Hope you got paid for your writing gig.
NaNoWriMo encourages writers to write more than 1,000 words per day for a month.
Hmmm –frankly I never paid attention to what the “rules” of this writing motivation was all about.
I don’t kick out writing volume just for “improving” my writing skill. Too tired sometimes after work.
Hi, Jean! Sorry for my delayed response.
Yeah… Me neither. Some writers just use it for motivation to put words down on paper. I’m far too much of a perfectionist for that. For me, quality over quantity is more important every time—less time I have to spend revising later!

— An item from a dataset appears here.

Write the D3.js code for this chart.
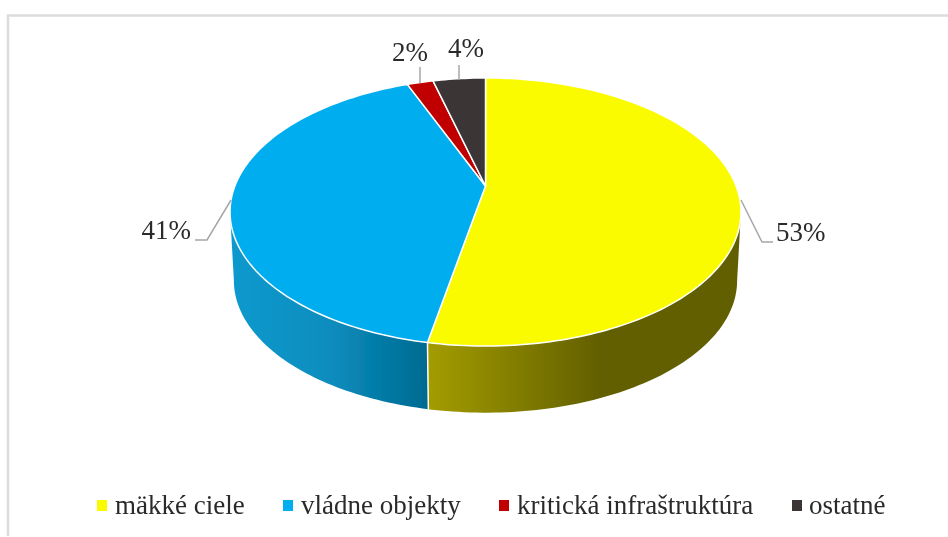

Thanks for stopping by and commenting. Hope you get some rest today after work!
Good for you. It sounds like you really gave it your all and put out your best work.
Thanks, Lisa. Yes, I did. I don’t know how else to write, honestly. If it’s not as good as I can get it, I don’t want my name attached to it. ;)
Thanks for stopping by and commenting!
quality, not speed, or quantity. Always a good mantra to have methinks.
Glad to know others relate. That’s why I don’t post here every day. If I did, the quality of my work would decrease. And you’d all get sick of me, too!
Thanks, fragglerock! :)
The mere mention of NaNoWriMo makes me motion sick. That said, I suppose I could do with some sort of deadlines in my life. My novel’s 4 years in the making and still not even close to a first draft. Sigh. Writing drives me CRAZY!
Haha. I think we all feel that way about writing sometimes, Lucas. I love your work!
You certainly have “the gift.” Keep writing and perfecting, as with any other craft worth mastering. I love your rock climbing story, can see that becoming a best seller. ☼
Thank you so much. I will continue trying. Your encouragement means a lot.